What Are the Biggest 401k Disadvantages?
Your 401k involves key trade-offs. Understand how its structure, costs, and tax treatment can affect your financial flexibility and retirement outcome.
Your 401k involves key trade-offs. Understand how its structure, costs, and tax treatment can affect your financial flexibility and retirement outcome.
A 401k plan is a retirement savings account offered by employers that allows workers to invest a portion of their paycheck for the future. Its primary appeal lies in tax-deferred growth, as contributions can lower your current taxable income and investments grow without being taxed annually. However, these plans also have disadvantages that can affect your savings growth and your ability to access your money.
One of the disadvantages of a 401k plan is the presence of fees that can reduce your investment returns over time. These costs are detailed in plan documents required by the Department of Labor. The fees generally fall into three distinct categories.
The first type is administrative fees, which cover the costs of running the plan, including services like recordkeeping, accounting, and legal compliance. These can be a flat annual fee per participant or an asset-based fee, which is a percentage of the total money in the plan. While employers sometimes cover these costs, they are often passed on to employees and deducted from their account balances.
Next are investment fees, which represent a large cost for many participants. These are charged by the companies that manage the mutual funds offered within your 401k and are expressed as an expense ratio. For example, an expense ratio of 1% means you pay $10 for every $1,000 you have invested in that fund each year. This fee is taken from the fund’s assets, reducing its overall return. Over a 35-year period, a 1% difference in fees could reduce a final retirement balance by as much as 28%.

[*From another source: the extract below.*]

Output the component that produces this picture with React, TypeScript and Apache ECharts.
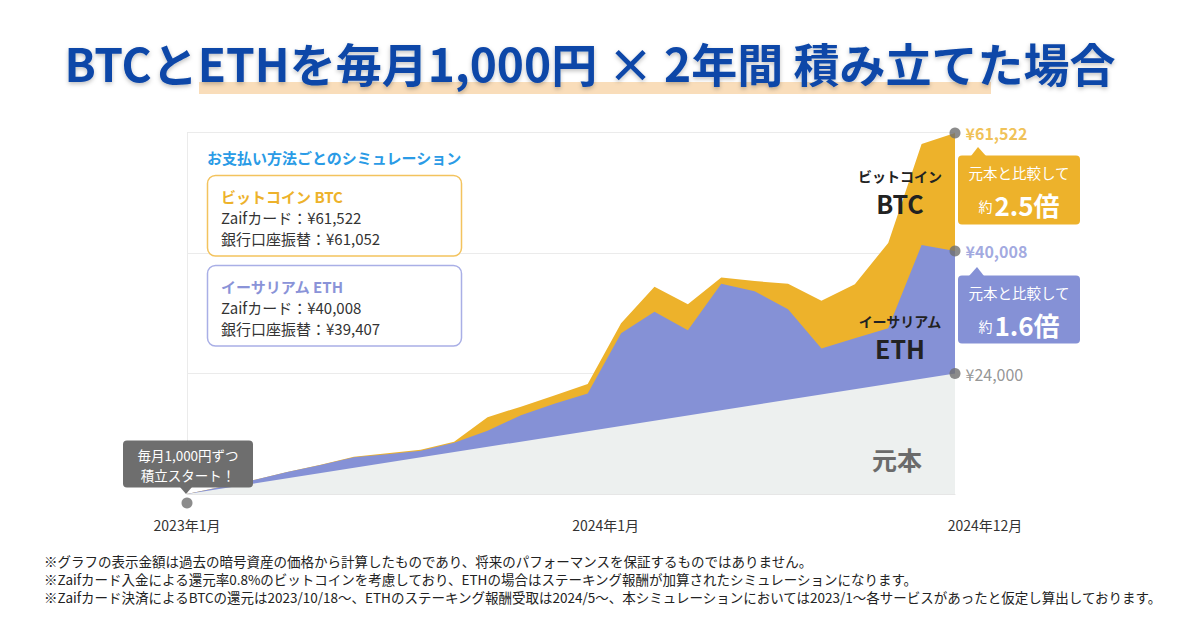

Finally, individual service fees are transaction-based costs for specific actions you might take. These are not applied to all participants but only to those who use certain plan features. Taking out a 401k loan, for instance, often comes with a loan origination fee. Processing a rollover to another account can also trigger specific charges.
An employee has restricted control over their investment choices in a 401k plan. The employer selects the provider and curates a limited menu of investment funds. This menu includes a small selection of options like target-date funds, index funds, and some actively managed funds.
This contrasts with an Individual Retirement Account (IRA), where an investor can choose from a much wider universe of products. An IRA allows direct investment in thousands of stocks, bonds, exchange-traded funds (ETFs), and mutual funds, offering greater customization.
The limited selection in a 401k may prevent access to the best-performing or lowest-cost funds on the market. An employer’s fund lineup might exclude certain fund families or feature funds with higher expense ratios than alternatives outside the plan, which can hinder long-term growth.
The Internal Revenue Service (IRS) imposes rules to discourage early use of retirement savings. If you withdraw money from your 401k before age 59½, you will face a 10% early withdrawal penalty on top of paying ordinary income taxes on the distribution.
Many plans offer a loan option, but it has risks. IRS rules permit borrowing up to 50% of your vested balance, with a maximum of $50,000, which must be repaid within five years. Loan repayments are made with after-tax dollars, meaning you repay a pre-tax account with money that has already been taxed.
A risk arises if you leave your job with an outstanding loan. You have until the due date of your federal tax return for that year to repay the balance into an eligible retirement account. If you fail to meet this deadline, the outstanding balance is treated as a taxable distribution.
Vesting schedules for employer contributions are another restriction. While your own contributions are always yours, you may forfeit employer matching funds if you leave the company too soon. Plans use either a “cliff” or a “graded” schedule. Under a three-year cliff vesting, you own all employer funds after three years of service, but nothing if you leave before that. A graded schedule might vest a percentage of employer funds each year until you are fully vested.
The tax treatment of 401k withdrawals in retirement can be a disadvantage. While contributions to a traditional 401k are pre-tax, providing an upfront deduction, all distributions are taxed as ordinary income. This applies to both your original contributions and all investment earnings.
This treatment can be less favorable than investments in a taxable brokerage account, where assets held for over a year are subject to long-term capital gains tax rates. For many retirees, the capital gains rate is lower than their ordinary income tax rate. This difference can result in a higher tax bill on income from a 401k.
Account holders are subject to Required Minimum Distributions (RMDs). The IRS mandates that you begin taking withdrawals from your traditional 401k by a certain age. The RMD age is 73 for individuals born from 1951 to 1959, and it increases to 75 for those born in 1960 or later.
These forced withdrawals increase your taxable income and can push you into a higher tax bracket, regardless of whether you need the money. Failure to take the full RMD amount can result in a penalty of 25% of the amount not taken.